> _Given request_
Don't include pictures. Quote the lines below from the first through the line that contains "import json".

> _Available data_
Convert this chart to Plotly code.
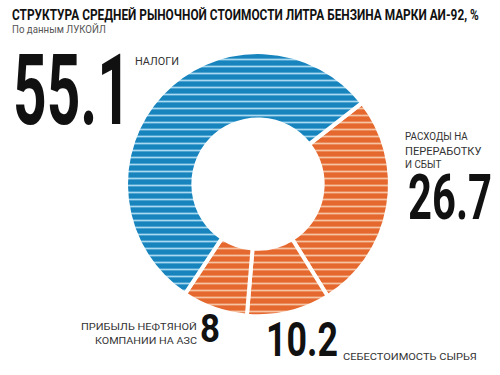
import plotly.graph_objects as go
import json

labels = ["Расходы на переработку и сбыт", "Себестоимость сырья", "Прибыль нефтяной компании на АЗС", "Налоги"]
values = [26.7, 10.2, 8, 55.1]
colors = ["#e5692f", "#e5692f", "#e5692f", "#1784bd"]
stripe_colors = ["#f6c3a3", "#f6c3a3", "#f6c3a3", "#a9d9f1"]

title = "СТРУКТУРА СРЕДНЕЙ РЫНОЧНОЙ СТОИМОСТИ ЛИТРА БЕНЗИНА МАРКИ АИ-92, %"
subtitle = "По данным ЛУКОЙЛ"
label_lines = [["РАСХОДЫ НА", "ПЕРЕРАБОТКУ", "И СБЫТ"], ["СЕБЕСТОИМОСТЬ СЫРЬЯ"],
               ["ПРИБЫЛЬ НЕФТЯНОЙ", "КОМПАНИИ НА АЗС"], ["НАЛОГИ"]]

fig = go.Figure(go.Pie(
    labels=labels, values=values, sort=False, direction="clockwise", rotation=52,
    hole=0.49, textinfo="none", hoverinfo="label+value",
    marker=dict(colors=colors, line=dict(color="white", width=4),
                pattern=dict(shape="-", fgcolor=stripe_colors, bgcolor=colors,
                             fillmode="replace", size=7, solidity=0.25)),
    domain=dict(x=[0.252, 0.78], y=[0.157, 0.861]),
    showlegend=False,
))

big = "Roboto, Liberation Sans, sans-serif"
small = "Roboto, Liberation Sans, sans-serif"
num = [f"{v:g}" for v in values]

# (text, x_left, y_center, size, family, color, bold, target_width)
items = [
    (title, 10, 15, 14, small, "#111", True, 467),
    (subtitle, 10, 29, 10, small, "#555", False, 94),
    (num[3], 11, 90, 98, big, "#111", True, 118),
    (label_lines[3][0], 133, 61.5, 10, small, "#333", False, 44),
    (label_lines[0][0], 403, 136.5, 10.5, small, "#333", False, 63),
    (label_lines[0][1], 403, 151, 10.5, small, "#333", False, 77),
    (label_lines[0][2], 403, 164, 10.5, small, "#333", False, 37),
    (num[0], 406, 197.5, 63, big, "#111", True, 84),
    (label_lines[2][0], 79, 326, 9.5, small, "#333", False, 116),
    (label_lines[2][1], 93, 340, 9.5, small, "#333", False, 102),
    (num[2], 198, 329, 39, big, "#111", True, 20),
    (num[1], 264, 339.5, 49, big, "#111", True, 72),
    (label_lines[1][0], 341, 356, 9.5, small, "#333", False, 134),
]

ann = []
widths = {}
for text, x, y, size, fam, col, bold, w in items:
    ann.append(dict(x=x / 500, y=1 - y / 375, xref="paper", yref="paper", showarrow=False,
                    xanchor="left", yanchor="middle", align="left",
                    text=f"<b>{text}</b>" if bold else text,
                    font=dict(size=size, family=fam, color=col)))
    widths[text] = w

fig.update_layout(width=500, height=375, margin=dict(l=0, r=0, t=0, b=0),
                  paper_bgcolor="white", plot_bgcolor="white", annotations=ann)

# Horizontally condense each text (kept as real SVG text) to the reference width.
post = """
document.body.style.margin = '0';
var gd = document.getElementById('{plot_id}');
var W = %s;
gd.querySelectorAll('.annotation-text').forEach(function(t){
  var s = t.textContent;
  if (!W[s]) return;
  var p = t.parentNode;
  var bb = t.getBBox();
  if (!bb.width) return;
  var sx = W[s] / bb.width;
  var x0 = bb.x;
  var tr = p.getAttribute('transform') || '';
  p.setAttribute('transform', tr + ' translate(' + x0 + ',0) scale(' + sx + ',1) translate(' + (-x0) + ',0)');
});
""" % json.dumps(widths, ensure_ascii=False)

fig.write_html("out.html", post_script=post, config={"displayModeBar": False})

> _Final result_
Convert this chart to Plotly code.
import plotly.graph_objects as go
import json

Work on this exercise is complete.